«C’est une première en vingt ans. Les réseaux sociaux s’étaient toujours servis de l’article 230 du Communications Decency Act [loi ayant entre autres pour effet de limiter la responsabilité des réseaux sociaux, ndlr]. Les directions de ces médias arguaient, en gros, qu’elles n’étaient pas responsables des contenus. [...] En censurant Trump et plus de 70.000 comptes sur Twitter, on vient d’exercer un choix éditorial. Il n’y a plus de neutralité.»
Experte québécoise des médias sociaux, Michelle Blanc a accordé un entretien à Sputnik après que plusieurs grands acteurs du numérique ont restreint ou supprimé l’accès de Donald Trump à leurs plateformes. Selon elle, les réseaux sociaux ne pourront plus, désormais, «se cacher derrière leur statut neutre d’hébergeurs». Leur décision lui paraît lourde de sens. On commence à peine à en mesurer les conséquences, prévient-elle.
Après les troubles survenus au Capitole le 6 janvier dernier, à Washington, Donald Trump s’est vu bloquer l’accès à son compte Twitter, son outil de communication de prédilection. Des interventions du Président américain avaient déjà été en partie censurées par cette plateforme dans la foulée de l’élection présidentielle de début novembre, scrutin dont il conteste toujours certains résultats. Peu après la décision de Twitter de priver Donald Trump de ses 89 millions d’abonnés, Facebook a emboîté le pas à son concurrent en suspendant son compte pour une durée indéterminée. Mark Zuckerberg, le PDG de Facebook, a annoncé que le compte du Président non réélu resterait suspendu au moins qu’au 20 janvier, date prévue de la passation de pouvoirs.
Bouleversements de l’espace numérique
Pour Michelle Blanc, l’abandon de ce statut de neutralité inaugure un «changement majeur de paradigme» dans l’univers du numérique. Elle s’étonne de cette décision malgré certains «calculs partisans». La polarisation du débat sur les médias sociaux aurait été très «payante» pour ces derniers, malgré les coûts élevés que représentait un bon travail de modération du contenu. En ce sens, le fait d’évincer Trump et une partie de son camp ne représente pas nécessairement une bonne décision sur le plan économique à long terme. Twitter et Facebook ont chuté en bourse à la suite de leur mesure d’ostracisme.
«Donald Trump avait commencé à serrer la vis aux ‘‘Big Tech’’ depuis le printemps dernier. Il a fait convoquer des gens comme Zuckerberg au Sénat. Ce n’est pas une vengeance, mais il y a une stratégie. Les directions des médias sociaux ont sans doute pensé que Joe Biden leur rendrait la vie plus facile. [...] Ces médias sociaux se sont eux-mêmes mis dans une position extrêmement délicate du point de vue légal, éthique, politique et économique», poursuit notre interlocutrice.

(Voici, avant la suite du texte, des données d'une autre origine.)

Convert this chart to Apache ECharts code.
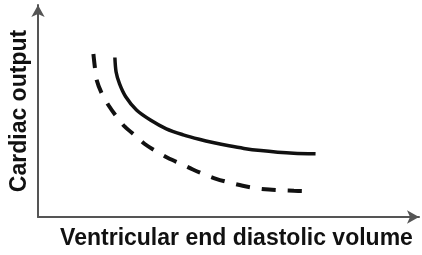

Sans surprise, l’expulsion de Trump et de personnalités qui lui sont associées fait craindre le pire à de nombreux observateurs du monde entier. Ceux-ci y voient une grave atteinte à la liberté d’expression et un dangereux précédent. Au micro de Sputnik, l’essayiste Anne-Sophie Chazaud évoque un «règne de l’arbitraire idéologique total».
Liberté d’expression sur les médias sociaux: deux poids, deux mesures?
Auteure, entre autres ouvrages, de Médias sociaux 201 (éd. Logiques, 2011), Michelle Blanc insiste sur le fait que les réseaux en question ont «ouvert une boîte de Pandore» et révélé leur «fausse neutralité» en agissant de la sorte.
«Les médias sociaux auraient au moins dû se limiter à bloquer Donald Trump. Pour être cohérent, il fallait aussi que des personnalités radicales associées aux mouvances antifa et Black Lives Matter subissent le même traitement. Parmi ces groupes, il y a aussi pas mal de gens qui incitent à la violence. [...] On muselle Trump malgré les débordements des Démocrates», déplore Michelle Blanc.